An FBI agent checking out a complaint about police corruption in rural northwest Florida ended up handcuffed in the back seat of a patrol car after running into deputies who doubted his true identity.
The ordeal unfolded after Special Agent Alexis Hatten traveled from Panama City to the small town of Carrabelle to ask about a citation the Franklin County Sheriff’s Office gave to a prominent businesswoman but later pulled back from the courthouse.
It escalated into a roadside confrontation — all caught on bodycam video — between Hatten and the deputies. During the six minutes Hatten spent locked in the cruiser, he cried out for cool air and demanded to be released.
“I can’t believe this is happening,” the veteran FBI agent said. “You think this is funny, but it won’t be funny after today.”
Hatten hastily scheduled an interview with Deputy Rolf Gordon to talk about the ticket, which he’d issued a few weeks earlier. But the conversation went sideways after Gordon began to suspect Hatten wasn’t really a federal agent.
The agent’s vehicle tags didn’t trace back to the government agency deputies expected.
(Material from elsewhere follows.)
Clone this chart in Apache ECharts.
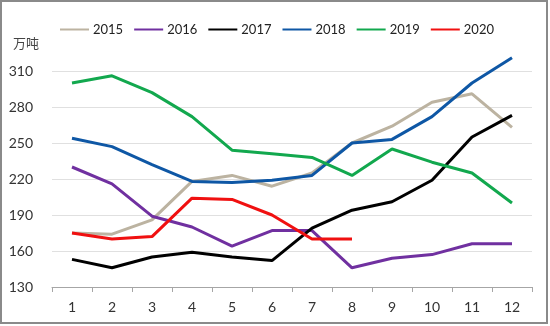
<!DOCTYPE html>
<html><head><meta charset="utf-8">
<script src="https://cdn.jsdelivr.net/npm/echarts@6/dist/echarts.min.js"></script>
<style>html,body{margin:0;padding:0;background:#fff}#c{width:550px;height:326px}</style>
</head><body><div id="c"></div>
<script>
const months = ['1','2','3','4','5','6','7','8','9','10','11','12'];
const years = ['2015','2016','2017','2018','2019','2020'];
const colors = ['#BCB3A1','#7030A0','#000000','#0E57A5','#12A84E','#F01010'];
const s2015 = [175, 174, 186, 218, 223, 214, 225, 250, 264, 284, 291, 263];
const s2016 = [230, 216, 189, 180, 164, 177, 177, 146, 154, 157, 166, 166];
const s2017 = [153, 146, 155, 159, 155, 152, 179, 194, 201, 219, 255, 273];
const s2018 = [254, 247, 232, 218, 217, 219, 223, 250, 253, 272, 300, 321];
const s2019 = [300, 306, 292, 272, 244, 241, 238, 223, 245, 234, 225, 200];
const s2020 = [175, 170, 172, 204, 203, 190, 170, 170];
const yTicks = {min:130, max:310, interval:30};
const unitLabel = '万吨';
const data = [s2015, s2016, s2017, s2018, s2019, s2020];
const font = 'Lato, "Noto Sans CJK SC", sans-serif';
const chart = echarts.init(document.getElementById('c'), null, {renderer:'canvas'});
chart.setOption({
  animation:false,
  textStyle:{fontFamily:font},
  graphic:[
    {type:'rect',shape:{x:1,y:1,width:546,height:322},style:{fill:'none',stroke:'#8a8a8a',lineWidth:2},silent:true},
    {type:'text',left:13,top:37,style:{text:unitLabel,fontSize:13,fill:'#444',fontFamily:'"Noto Sans CJK SC", sans-serif'},silent:true}
  ],
  legend:{
    top:18, left:55, itemWidth:29, itemHeight:14, itemGap:11,
    icon:'path://M0,6 L29,6 L29,8 L0,8 Z',
    textStyle:{fontSize:13,color:'#222',fontFamily:font,padding:[0,0,0,-1]},
    data:years
  },
  grid:{left:52,right:18,top:71,bottom:39,containLabel:false},
  xAxis:{
    type:'category', data:months, boundaryGap:true,
    axisLine:{lineStyle:{color:'#A6A6A6',width:1}},
    axisTick:{show:true,length:5,lineStyle:{color:'#A6A6A6'}},
    axisLabel:{fontSize:14,color:'#333',margin:13,fontFamily:font}
  },
  yAxis:{
    type:'value', min:yTicks.min, max:yTicks.max, interval:yTicks.interval,
    axisLine:{show:false}, axisTick:{show:false},
    axisLabel:{fontSize:14,color:'#333',margin:19,fontFamily:font},
    splitLine:{lineStyle:{color:'#E0E0E0',width:1}}
  },
  series: years.map((y,i)=>({
    name:y, type:'line', data:data[i], symbol:'none', clip:false,
    lineStyle:{color:colors[i],width:3}, itemStyle:{color:colors[i]}
  }))
});
</script></body></html>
After a check of his driver’s license, his name popped up on a terrorist watch list, according to bodycam footage and Sheriff A.J. Smith in a subsequent interview.
The story, which has been making rounds in Franklin County political circles, came to light after the Tallahassee Democrat obtained the body cam footage, police reports and other documents through a public records request.The records exposed normally secretive movements of the FBI, whose recent public corruption investigations in North Florida have led to numerous guilty pleas from government officials, including former Tallahassee City Commissioner Scott Maddox.
They also highlighted the FBI’s interest in the Sheriff’s Office, though it’s unclear whether that goes beyond a mere traffic ticket. Smith, who’s running for a second term, said his opponents likely complained to the FBI to score political points in an election year.
“They must have told them there’s some kind of corruption or the sheriff is corrupt,” he said. “That’s all I can figure. It’s certainly not true.”
Smith said he’s not aware of any broader federal probe involving his office. The FBI was characteristically tight-lipped, saying it could neither confirm nor deny an investigation.